A group of researchers have discovered evidence for oceans' worth of water deep beneath the U.S., which, according to them, could represent the largest water reservoir on Earth.

The researchers have found the ingredients for water in rocks deep in the Earth’s mantle nearly 400 miles beneath North America, suggesting that water, driven from the Earth’s surface by plate tectonics, could be there at such depths. The findings, published in the journal Science on Friday, are expected to help scientists better understand the Earth’s formation and its current composition, and to reveal the amount of water buried deep below.

“Geological processes on the Earth’s surface, such as earthquakes or erupting volcanoes, are an expression of what is going on inside the Earth, out of our sight,” Steve Jacobsen, a geophysicist at the Northwestern University in Illinois and the study’s co-author, said in a statement. “I think we are finally seeing evidence for a whole-Earth water cycle, which may help explain the vast amount of liquid water on the surface of our habitable planet.

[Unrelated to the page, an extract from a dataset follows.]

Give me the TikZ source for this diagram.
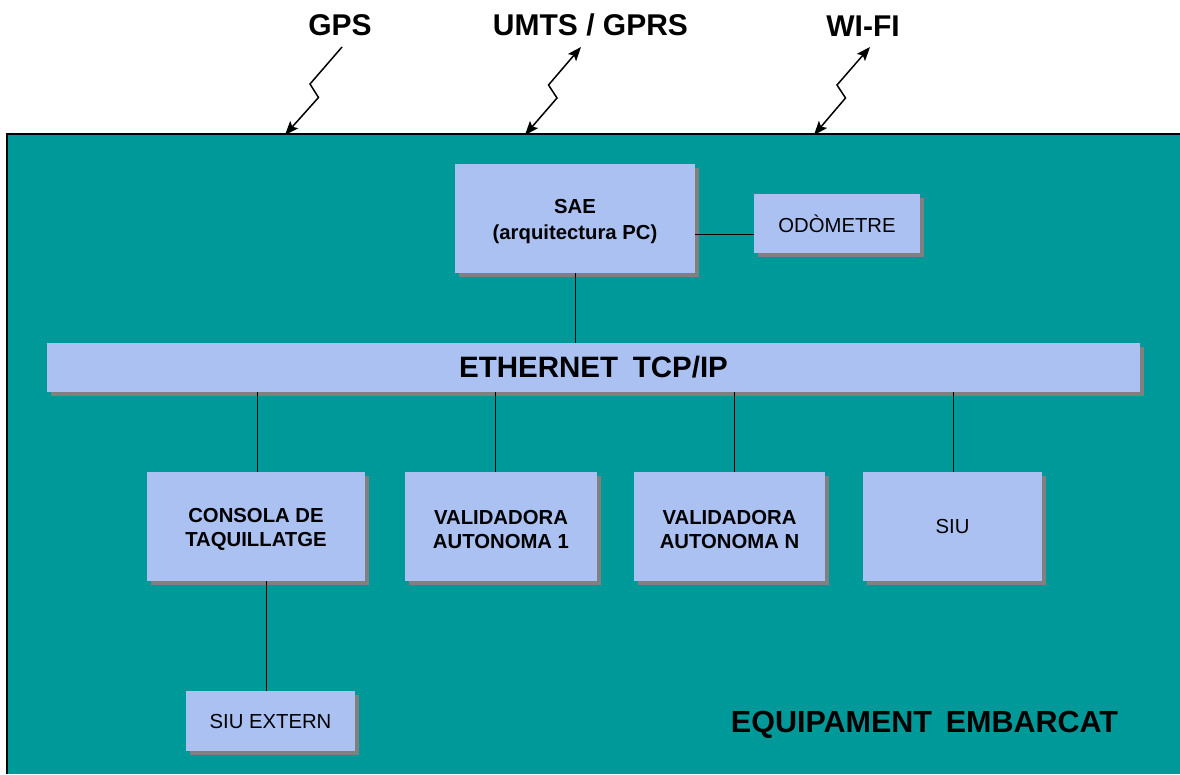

Scientists have been looking for this missing deep water for decades.”

According to Jacobsen and the University of New Mexico seismologist Brandon Schmandt, they have “direct evidence” that a rocky layer of the Earth’s mantle -- known as “transition zone” -- located at depths between 250 miles and 410 miles has water trapped in it on a regional scale, extending across most of the interior of the U.S.

As part of the study, Schmandt observed seismic data from earthquakes to investigate the structure of the Earth’s deep crust and mantle while Jacobsen used those observations in the laboratory to study mantle rock under the simulated high pressures of 400 miles below the Earth’s surface.

Earth_interior_water Schematic cross section of the Earth’s interior.  Northwestern University

“Melting of rock at this depth is remarkable because most melting in the mantle occurs much shallower, in the upper 50 miles,” Schmandt said in the statement. “If there is a substantial amount of H2O in the transition zone, then some melting should take place in areas where there is flow into the lower mantle, and that is consistent with what we found.”

According to the researchers, if water accounts for only 1 percent of the weight of mantle rock located in the transition zone, it would be equivalent to nearly three times the amount of water in Earth’s oceans.

However, the scientists said that the water in such great depths is not found in the form of liquid, ice or vapor. Rather, it is a form of water that is trapped inside the molecular structure of the minerals in the mantle rock.

“The weight of 250 miles of solid rock creates such high pressure, along with temperatures above 2,000 degrees Fahrenheit, that a water molecule splits to form a hydroxyl radical (OH), which can be bound into a mineral’s crystal structure,” the scientists said.